The much-hyped new series, Carthago, which just premiered on Kan 11 and it is running on Sundays and Wednesdays at 9:15 p.m. - the first episodes are already available at www.kan.org.il - tells a strange story: In the 1940s, at the height of World War II, the British Mandate authorities deported Irgun and Lehi fighters held without trial from Palestine to a number of prison camps in Africa, among them one in Carthago, Sudan. There, these Jews were held alongside Nazi spies and Italian fascists, and the potential for conflict among the inmates was limitless.
The series was created by Reshef Levi (Lost Islands, Hunting Elephants), Yannets Levi (the author of the children’s book series, The Adventures of Uncle Arieh, and Reshef’s Brother) and Tomer Shani (Very Important Person) and is based on the memories of the Levis’ father, who was held in Carthago.
What is the series like?
But in spite of the fascinating, little-known story, the series combines a variety of genres and styles in a way that is often jarring. While some will respond to its black humor, others will be put off by its graphic violence and more than that, the cartoonish way the violence is handled. The first episode, in particular, is also marked by an inordinate amount of narration, which is meant to be clever and may have looked good on the page but after a while, you may start to think, “Does that guy have to start talking again?”
This combination of snark and sadistic physical violence (if you don’t like torture scenes, this isn’t the show for you) became a kind of trademark for Quentin Tarantino and at times I wished that the American director, who currently resides in Tel Aviv with his Israeli wife and kids, had been brought in to work on it. Tarantino can blend comedy, tragedy and the sadistic infliction of pain on those who get caught up in historical events or crimes seamlessly, so much so that afterward, it may seem strange to you that you laughed at certain graphic scenes. But most of all, he makes you want to keep watching. While Carthago looks to have been a very expensive series shot abroad with both Israel and international actors, it takes a few episodes to create the kind of suspense that will draw you in.

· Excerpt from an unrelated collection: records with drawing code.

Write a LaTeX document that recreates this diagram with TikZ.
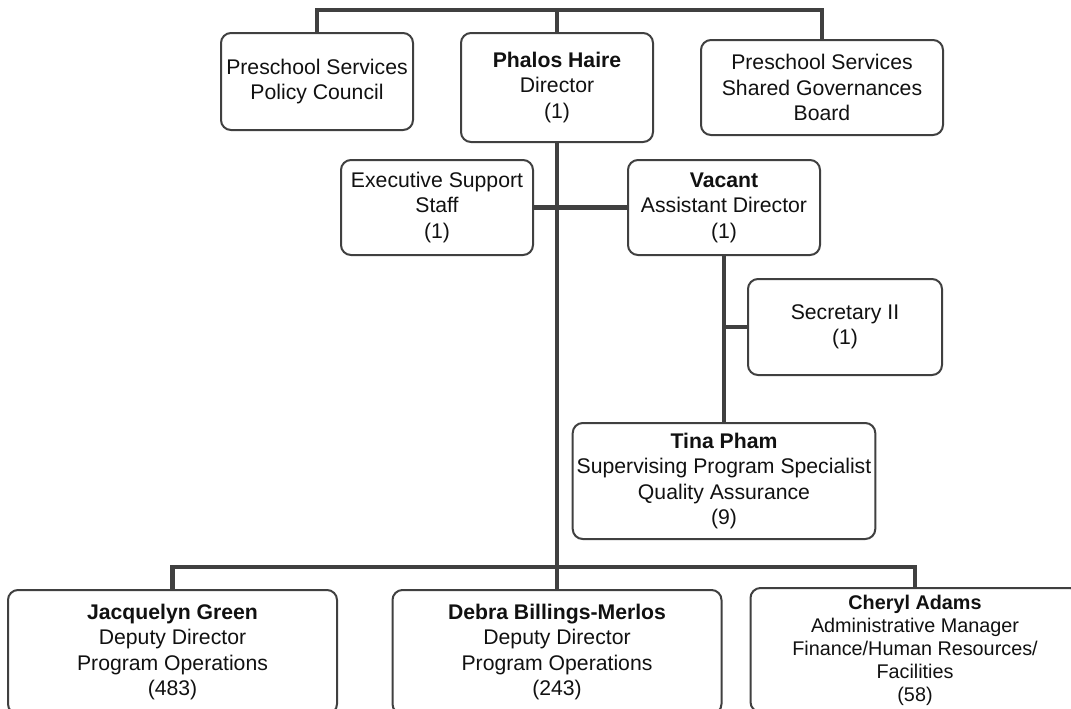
\documentclass[tikz,border=0pt]{standalone}
\usepackage{fontspec}
\setmainfont{Liberation Sans}
\usepackage{xcolor}
\usepackage{tikz}
\usetikzlibrary{positioning}
\definecolor{linegray}{HTML}{404040}
\definecolor{ink}{HTML}{111111}
\tikzset{
  org chart/.style={
    x=0.5pt,
    y=-0.5pt,
    line join=miter
  },
  posbox/.style={
    draw=linegray,
    line width=1pt,
    rounded corners=5pt,
    fill=white,
    text=ink,
    align=center,
    inner sep=2pt,
    font=\fontsize{10.6}{12.7}\selectfont
  },
  smallbox/.style={
    posbox,
    minimum width=96pt,
    minimum height=47.5pt
  },
  deputybox/.style={
    posbox,
    minimum width=164.5pt,
    minimum height=62pt
  },
  link/.style={
    draw=linegray,
    line width=2.4pt
  }
}

\begin{document}
\begin{tikzpicture}[org chart]
\useasboundingbox (0,0) rectangle (1071,708);
\clip (0,0) rectangle (1071,708);

% top row
\node[smallbox, minimum height=48.5pt] (council) at (317,81.5) {Preschool Services\\Policy Council};
\node[smallbox, minimum height=54.5pt] (director) at (557,87.5) {\textbf{Phalos Haire}\\Director\\(1)};
\node[smallbox, minimum width=121pt] (board) at (822,87.5) {Preschool Services\\Shared Governances\\Board};

% staff under the director
\node[smallbox] (exec) at (437,207.5) {Executive Support\\Staff\\(1)};
\node[smallbox] (assist) at (724,207.5) {\textbf{Vacant}\\Assistant Director\\(1)};
\node[smallbox, minimum width=97pt, minimum height=48pt] (secretary) at (845,327) {Secretary II\\(1)};
\node[posbox, minimum width=143.5pt, minimum height=58pt] (quality) at (724,481) {\textbf{Tina Pham}\\Supervising Program Specialist\\Quality Assurance\\(9)};

% deputies
\node[deputybox] (green) at (172.5,652) {\textbf{Jacquelyn Green}\\Deputy Director\\Program Operations\\(483)};
\node[deputybox] (merlos) at (557,652) {\textbf{Debra Billings-Merlos}\\Deputy Director\\Program Operations\\(243)};
\node[deputybox, font=\fontsize{9.9}{11.5}\selectfont] (adams) at (915,650) {\textbf{Cheryl Adams}\\Administrative Manager\\Finance/Human Resources/\\Facilities\\(58)};

\coordinate (topbus) at (0,10);
\coordinate (lowbus) at (0,567);

\draw[link] (council.north) -- (council.north |- topbus) -- (board.north |- topbus) -- (board.north);
\draw[link] (director.north) -- (director.north |- topbus);
\draw[link] (director.south) -- (director.south |- lowbus);
\draw[link] (exec.east) -- (assist.west);
\draw[link] (assist.south) -- (quality.north);
\draw[link] (secretary.west) -- (secretary.west -| assist.south);
\draw[link] (green.north) -- (green.north |- lowbus) -- (adams.north |- lowbus) -- (adams.north);
\draw[link] (merlos.north) -- (merlos.north |- lowbus);
\end{tikzpicture}
\end{document}
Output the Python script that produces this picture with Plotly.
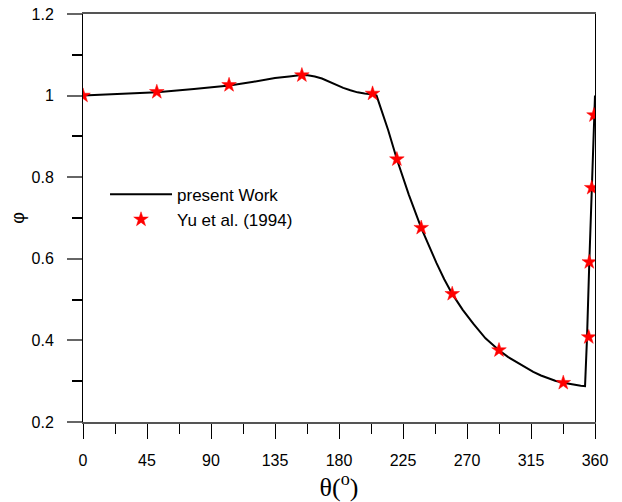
import plotly.graph_objects as go

# present work curve
theta_curve = [0, 25, 52, 78, 103, 120, 135, 145, 152, 158, 163, 168, 173, 178,
               183, 188, 193, 198, 202, 204.5, 206.4, 210, 214.6, 220.7, 229,
               237.8, 243, 248.5, 254, 259.6, 267, 274.4, 283, 292.5, 299, 305,
               311, 316.6, 322, 327, 332, 337.7, 342, 346, 350, 353, 354.4, 356,
               357.7, 359.3, 360]
phi_curve = [1.000, 1.004, 1.008, 1.016, 1.025, 1.034, 1.043, 1.047, 1.050, 1.050,
             1.047, 1.042, 1.034, 1.026, 1.019, 1.013, 1.008, 1.005, 1.004, 1.003,
             1.000, 0.962, 0.915, 0.844, 0.758, 0.676, 0.632, 0.590, 0.550, 0.514,
             0.475, 0.441, 0.405, 0.376, 0.359, 0.346, 0.334, 0.323, 0.314, 0.307,
             0.301, 0.296, 0.293, 0.291, 0.289, 0.288, 0.408, 0.592, 0.774, 0.952,
             1.000]

# Yu et al. (1994)
theta_yu = [0, 51.9, 102.7, 153.9, 203.6, 220.7, 237.8, 259.6, 292.5, 337.7,
            355.6, 356.0, 357.7, 359.3]
phi_yu = [1.000, 1.009, 1.026, 1.050, 1.005, 0.844, 0.676, 0.514, 0.376, 0.296,
          0.408, 0.592, 0.774, 0.952]

x_ticks = [0, 45, 90, 135, 180, 225, 270, 315, 360]

FONT = "Arial, Liberation Sans, sans-serif"

fig = go.Figure()
fig.add_trace(go.Scatter(x=theta_curve, y=phi_curve, mode="lines",
                         line=dict(color="black", width=2),
                         name="present Work"))
fig.add_trace(go.Scatter(x=theta_yu, y=phi_yu, mode="markers",
                         marker=dict(symbol="star", size=11, color="red",
                                     line=dict(color="red", width=0.5)),
                         name="Yu et al. (1994)"))

fig.update_layout(
    width=622, height=502,
    margin=dict(l=83, r=27, t=14, b=80),
    plot_bgcolor="white", paper_bgcolor="white",
    font=dict(family=FONT, size=16, color="black"),
    showlegend=True,
    legend=dict(x=0.043, y=0.601, xanchor="left", yanchor="top",
                bgcolor="rgba(0,0,0,0)", font=dict(size=17, family=FONT),
                itemwidth=62, tracegroupgap=0),
    xaxis=dict(range=[0, 360], tickvals=x_ticks, ticktext=[str(v) for v in x_ticks],
               showgrid=False, zeroline=False, automargin=False,
               showline=True, linecolor="#555", linewidth=1.5, mirror=True,
               ticks="outside", ticklen=15, tickcolor="black", tickwidth=1,
               minor=dict(ticks="outside", ticklen=10, tickcolor="black", dtick=22.5,
                          showgrid=False),
               tickfont=dict(size=16, family=FONT), ticklabelstandoff=8,
               title=dict(text="θ(<sup>o</sup>)",
                          font=dict(family="Liberation Serif, Times New Roman, serif", size=26),
                          standoff=8)),
    yaxis=dict(range=[0.2, 1.2], dtick=0.2, tick0=0.2,
               showgrid=False, zeroline=False, automargin=False,
               showline=True, linecolor="black", linewidth=1, mirror=True,
               ticks="outside", ticklen=15, tickcolor="#666", tickwidth=1.5,
               minor=dict(ticks="outside", ticklen=10, tickcolor="black", dtick=0.1,
                          showgrid=False),
               tickfont=dict(size=16, family=FONT), ticklabelstandoff=10,
               title=dict(text="φ", font=dict(family=FONT, size=18), standoff=2)),
)

fig.write_html("out.html")
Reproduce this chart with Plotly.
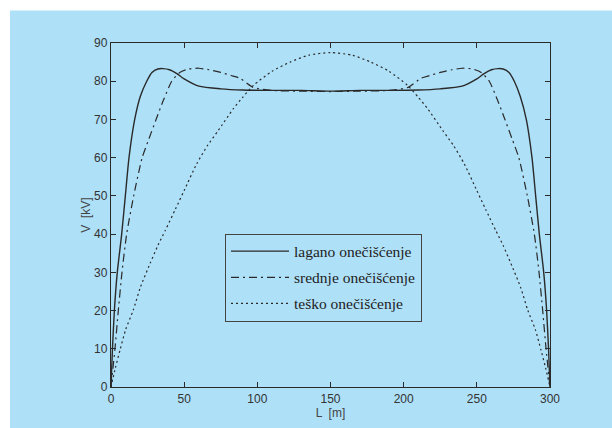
import plotly.graph_objects as go

# --- data ---
lagano_L = [0, 1, 2.3, 4.3, 7.3, 9.8, 12.3, 16.2, 20, 24.4, 28, 32, 35.5, 40, 45, 50, 60, 75, 90, 110, 130, 150,
            170, 190, 210, 225, 240, 250, 255, 260, 264.5, 268, 272, 275.6, 279.7, 283.8, 287.7, 290.2, 292.7,
            295.7, 297.7, 299, 300]
lagano_V = [0, 10, 20, 30, 40, 50, 60, 70, 76, 80, 82.3, 83.2, 83.3, 83, 82, 80.6, 78.7, 78, 77.7, 77.6, 77.6, 77.4,
            77.6, 77.6, 77.7, 78, 78.7, 80.6, 82, 83, 83.3, 83.2, 82.3, 80, 76, 70, 60, 50, 40,
            30, 20, 10, 0]

srednje_L = [0, 2.7, 5, 7.5, 10.7, 15.5, 21.3, 26, 30.8, 35.8, 41.5, 47, 53, 60, 67, 75, 82, 88, 97, 110, 130, 150,
             170, 190, 203, 212, 218, 225, 233, 240, 247, 253, 258.5, 264.2, 269.2, 274, 278.7, 284.5, 289.3,
             292.5, 295, 297.3, 300]
srednje_V = [0, 10, 20, 30, 40, 50, 60, 65, 70, 75, 80, 82.3, 83.2, 83.4, 83, 82.3, 81.5, 80.8, 78.4, 77.6, 77.4, 77.3,
             77.4, 77.6, 78.4, 80.8, 81.5, 82.3, 83, 83.4, 83.2, 82.3, 80, 75, 70, 65, 60, 50, 40,
             30, 20, 10, 0]

tesko_L = [0, 3, 6.2, 10, 15.2, 20, 26.7, 32, 37, 44, 50, 58.6, 66, 73.3, 83.6, 90, 97.3, 110, 122.4, 135, 150,
           165, 177.6, 190, 202.7, 210, 216.4, 226.7, 234, 241.4, 250, 256, 263, 268, 273.3, 280, 284.8, 290,
           293.8, 297, 300]
tesko_V = [0, 5, 9.7, 15, 20.1, 26, 32.3, 37, 40.9, 46.5, 51.4, 58.4, 63.2, 67.1, 72.8, 75.8, 78.9, 82.6, 85, 86.8, 87.5,
           86.8, 85, 82.6, 78.9, 75.8, 72.8, 67.1, 63.2, 58.4, 51.4, 46.5, 40.9, 37, 32.3, 26, 20.1, 15,
           9.7, 5, 0]

series_names = ["lagano onečišćenje", "srednje onečišćenje", "teško onečišćenje"]
x_ticks = [0, 50, 100, 150, 200, 250, 300]
y_ticks = [0, 10, 20, 30, 40, 50, 60, 70, 80, 90]

BLUE = "#aee0f8"
INK = "#2a2a2a"

fig = go.Figure()
styles = [
    dict(color=INK, width=1.4, dash="solid"),
    dict(color=INK, width=1.2, dash="8px,4px,2px,4px"),
    dict(color=INK, width=1.2, dash="2px,3px"),
]
for i, (xs, ys) in enumerate([(lagano_L, lagano_V), (srednje_L, srednje_V), (tesko_L, tesko_V)]):
    fig.add_trace(go.Scatter(
        x=xs, y=ys, mode="lines", name=series_names[i],
        line=dict(shape="spline", smoothing=0.6, **styles[i]),
        legendgroup=f"g{i}",
    ))

axis_common = dict(
    showgrid=False, zeroline=False, showline=True, linecolor=INK, linewidth=1.3,
    mirror="ticks", ticks="inside", ticklen=5, tickcolor=INK, tickwidth=1,
    tickfont=dict(family="Liberation Sans, Arial, sans-serif", size=12, color="#333"),
)

fig.update_layout(
    width=612, height=428,
    margin=dict(l=111, r=62, t=42.5, b=41),
    paper_bgcolor="white",
    plot_bgcolor=BLUE,
    showlegend=True,
    legend=dict(
        x=0.2597, y=0.446, xanchor="left", yanchor="top",
        bgcolor="rgba(0,0,0,0)", bordercolor="#444", borderwidth=1,
        font=dict(family="Liberation Serif, Times New Roman, serif", size=15.5, color="#222"),
        tracegroupgap=3, itemwidth=58,
    ),
    xaxis=dict(range=[0, 300], tickvals=x_ticks,
               title=dict(text="L  [m]", standoff=2,
                          font=dict(family="Liberation Sans, Arial, sans-serif", size=12, color="#444")),
               **axis_common),
    yaxis=dict(range=[0, 90], tickvals=y_ticks,
               title=dict(text="V  [kV]", standoff=0,
                          font=dict(family="Liberation Sans, Arial, sans-serif", size=12, color="#444")),
               **axis_common),
    shapes=[dict(type="rect", xref="paper", yref="paper", layer="below",
                 x0=(10 - 111) / 439, x1=(612 - 111) / 439,
                 y0=(387 - 440) / 344.5, y1=(387 - 10) / 344.5,
                 fillcolor=BLUE, line=dict(width=0))],
)

fig.write_html("out.html", config={"displayModeBar": False},
               post_script="document.body.style.margin='0';document.body.style.padding='0';"
                           "document.body.style.overflow='hidden';")
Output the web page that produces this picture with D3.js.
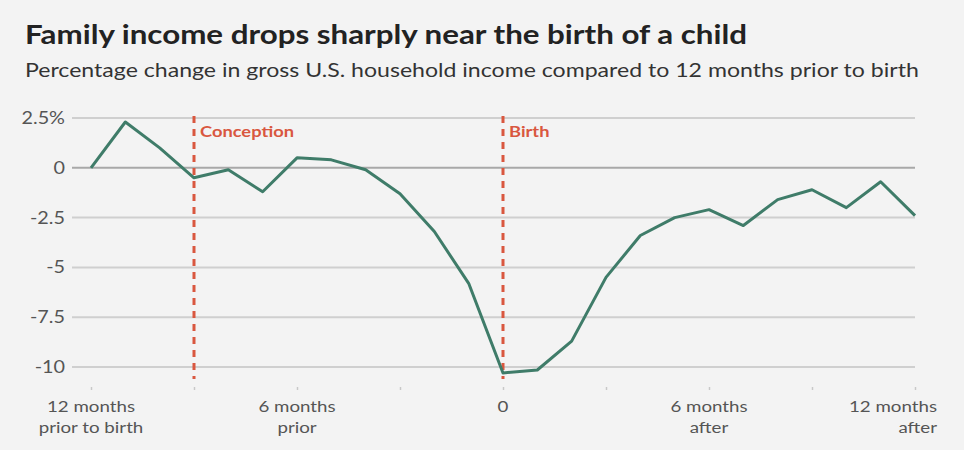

URI GOV, an actor previously known for the television series, Palmach, plays the main character, Elijah Levi, a flamboyant Tel Aviv comic entertainer who claims not to know why he ended up in the camp. He is first introduced hooded and handcuffed to a small British guy, as both are transported to the camp, and he has come to feel a bond with this Brit during their long journey. But when the hoods come off at Carthago, the British guy turns out to be Thomas Edinburgh (Oliver Buckner), a Nazi spy (whom we later learn is motivated by resentment for his stern, English father). But while Elijah and Thomas are on opposite sides of World War II, in the camp they are both inmates and upon arrival are savagely beaten by local guards, to the enthusiastic encouragement of the deputy camp commander (Shaun Paul McGrath).
Housed in separate barracks with their comrades, they get different receptions. Thomas is treated with respect by his fellow Nazis and soon learns a strange secret about his background, which may or may not be British psychological warfare. Elijah is branded by his fellow internees with a Star of David with a poker and told by the leader of the camp’s Jews, Jacob Dan (Reshef Levi), that he will be executed in three days, during Hanukkah. For different reasons, both Thomas and Elijah are set on escaping into the jungle as soon as possible.
Rounding out the cast and the intrigue are the camp commander, Lord James Davidson (Philip Glenister), who recently survived an assassination attempt in Palestine and whose appointment as the camp head marks a downgrade in his status and his sexy young French wife, Helena (Carolina Jurczak), a nurse, who has some surprising connections to some of the other characters. Among the Jewish inmates are Torso (Yaakov Zada Daniel of Fauda) and Meni (Henry David, one of the stars of Rabies).
It gradually gathers steam with each new episode and given its unusual subject matter, is worth tuning in to despite the flaws in the pilot. The gallows humor, the escape storylines and the general glimpse into a strange world where Jews and Nazis live alongside each other make for intriguing viewing.